───── Data excerpt
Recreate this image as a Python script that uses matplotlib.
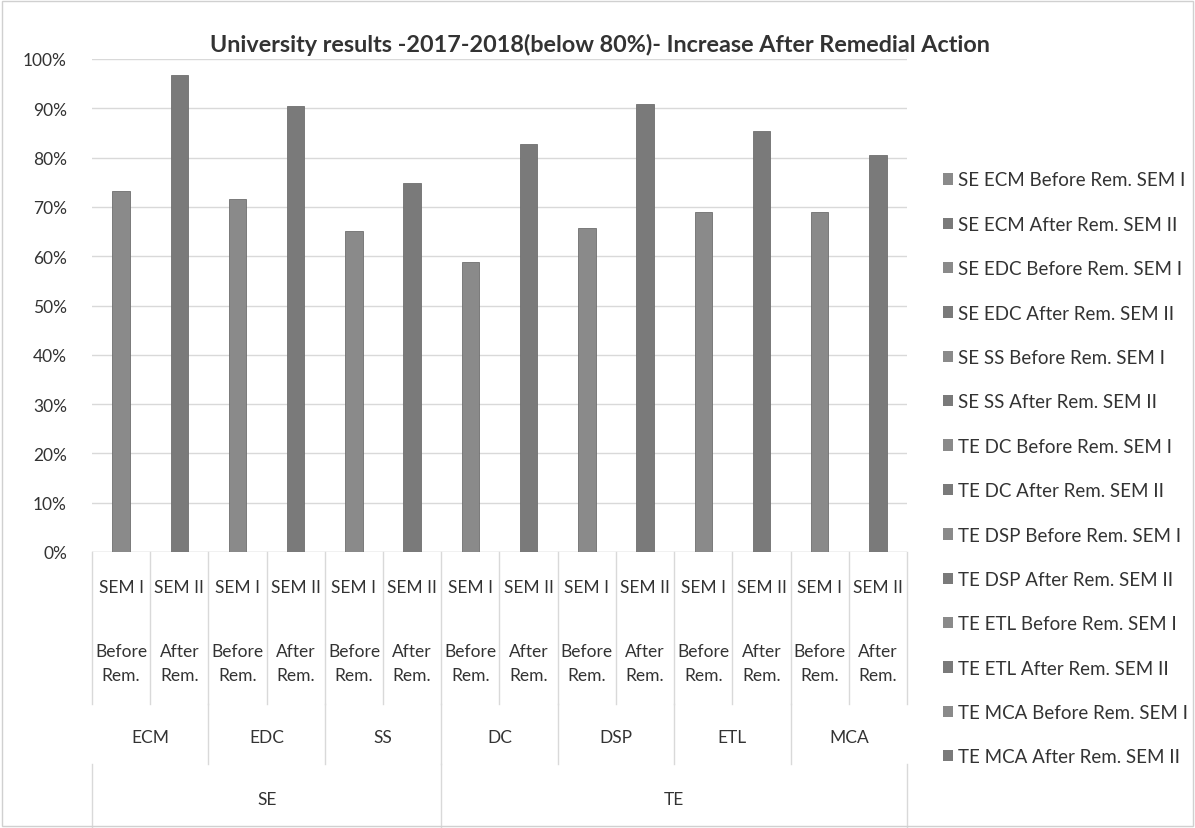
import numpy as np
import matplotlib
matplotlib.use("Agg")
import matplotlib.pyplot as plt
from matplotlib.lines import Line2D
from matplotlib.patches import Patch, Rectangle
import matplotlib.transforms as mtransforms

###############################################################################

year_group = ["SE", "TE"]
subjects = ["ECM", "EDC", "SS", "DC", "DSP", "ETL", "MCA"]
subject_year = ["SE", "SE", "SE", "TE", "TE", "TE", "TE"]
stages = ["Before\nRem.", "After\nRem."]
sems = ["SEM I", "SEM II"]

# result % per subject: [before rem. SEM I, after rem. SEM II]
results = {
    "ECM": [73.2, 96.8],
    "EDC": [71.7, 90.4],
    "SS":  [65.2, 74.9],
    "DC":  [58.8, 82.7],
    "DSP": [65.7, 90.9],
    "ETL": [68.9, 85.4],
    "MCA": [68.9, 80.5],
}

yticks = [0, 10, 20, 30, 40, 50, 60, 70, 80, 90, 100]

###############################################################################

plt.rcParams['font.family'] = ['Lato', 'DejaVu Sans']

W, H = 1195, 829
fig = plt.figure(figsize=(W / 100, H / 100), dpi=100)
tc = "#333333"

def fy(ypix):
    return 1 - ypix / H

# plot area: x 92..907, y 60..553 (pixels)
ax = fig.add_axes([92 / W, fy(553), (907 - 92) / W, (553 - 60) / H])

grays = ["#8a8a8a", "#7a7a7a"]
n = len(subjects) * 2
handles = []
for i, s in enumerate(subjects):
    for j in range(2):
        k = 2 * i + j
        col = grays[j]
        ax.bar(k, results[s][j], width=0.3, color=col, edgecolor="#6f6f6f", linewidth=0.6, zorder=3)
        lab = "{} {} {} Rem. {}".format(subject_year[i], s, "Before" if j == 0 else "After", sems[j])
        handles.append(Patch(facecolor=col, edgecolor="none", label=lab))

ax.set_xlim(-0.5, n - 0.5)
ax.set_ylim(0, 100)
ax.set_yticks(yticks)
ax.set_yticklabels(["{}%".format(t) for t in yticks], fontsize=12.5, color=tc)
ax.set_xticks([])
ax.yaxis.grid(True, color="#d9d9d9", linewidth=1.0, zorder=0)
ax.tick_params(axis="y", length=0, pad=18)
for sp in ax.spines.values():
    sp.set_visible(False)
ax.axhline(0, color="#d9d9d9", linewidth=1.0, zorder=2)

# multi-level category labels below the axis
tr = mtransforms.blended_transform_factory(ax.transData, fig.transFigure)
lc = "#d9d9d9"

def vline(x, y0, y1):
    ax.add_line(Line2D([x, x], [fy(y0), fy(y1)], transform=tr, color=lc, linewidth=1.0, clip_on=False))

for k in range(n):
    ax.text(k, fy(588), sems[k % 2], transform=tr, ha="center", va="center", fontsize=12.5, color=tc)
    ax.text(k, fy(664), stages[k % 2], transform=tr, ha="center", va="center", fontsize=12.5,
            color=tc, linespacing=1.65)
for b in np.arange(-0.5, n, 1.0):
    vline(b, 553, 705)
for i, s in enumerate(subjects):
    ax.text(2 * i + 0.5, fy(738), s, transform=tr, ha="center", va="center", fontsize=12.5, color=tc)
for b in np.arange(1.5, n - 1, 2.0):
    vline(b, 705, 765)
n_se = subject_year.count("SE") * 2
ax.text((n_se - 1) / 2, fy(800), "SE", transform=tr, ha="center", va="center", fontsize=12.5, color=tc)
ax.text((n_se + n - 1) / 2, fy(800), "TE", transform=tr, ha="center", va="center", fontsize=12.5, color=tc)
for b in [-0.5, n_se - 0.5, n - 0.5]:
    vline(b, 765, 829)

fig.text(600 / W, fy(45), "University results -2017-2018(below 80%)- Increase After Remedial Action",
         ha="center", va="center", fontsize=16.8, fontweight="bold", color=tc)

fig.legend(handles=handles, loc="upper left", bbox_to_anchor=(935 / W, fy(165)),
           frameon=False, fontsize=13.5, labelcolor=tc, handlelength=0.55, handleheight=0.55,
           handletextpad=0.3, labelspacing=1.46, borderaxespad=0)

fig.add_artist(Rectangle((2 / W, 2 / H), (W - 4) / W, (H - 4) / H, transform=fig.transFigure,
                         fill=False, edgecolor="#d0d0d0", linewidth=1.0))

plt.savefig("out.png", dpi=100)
──────────
What you will do:
From the first line above through the line containing "80, 90, 100]", copy everything exactly, without the pictures.

Solution below:
Recreate this image as a Python script that uses matplotlib.
import numpy as np
import matplotlib
matplotlib.use("Agg")
import matplotlib.pyplot as plt
from matplotlib.lines import Line2D
from matplotlib.patches import Patch, Rectangle
import matplotlib.transforms as mtransforms

###############################################################################

year_group = ["SE", "TE"]
subjects = ["ECM", "EDC", "SS", "DC", "DSP", "ETL", "MCA"]
subject_year = ["SE", "SE", "SE", "TE", "TE", "TE", "TE"]
stages = ["Before\nRem.", "After\nRem."]
sems = ["SEM I", "SEM II"]

# result % per subject: [before rem. SEM I, after rem. SEM II]
results = {
    "ECM": [73.2, 96.8],
    "EDC": [71.7, 90.4],
    "SS":  [65.2, 74.9],
    "DC":  [58.8, 82.7],
    "DSP": [65.7, 90.9],
    "ETL": [68.9, 85.4],
    "MCA": [68.9, 80.5],
}

yticks = [0, 10, 20, 30, 40, 50, 60, 70, 80, 90, 100]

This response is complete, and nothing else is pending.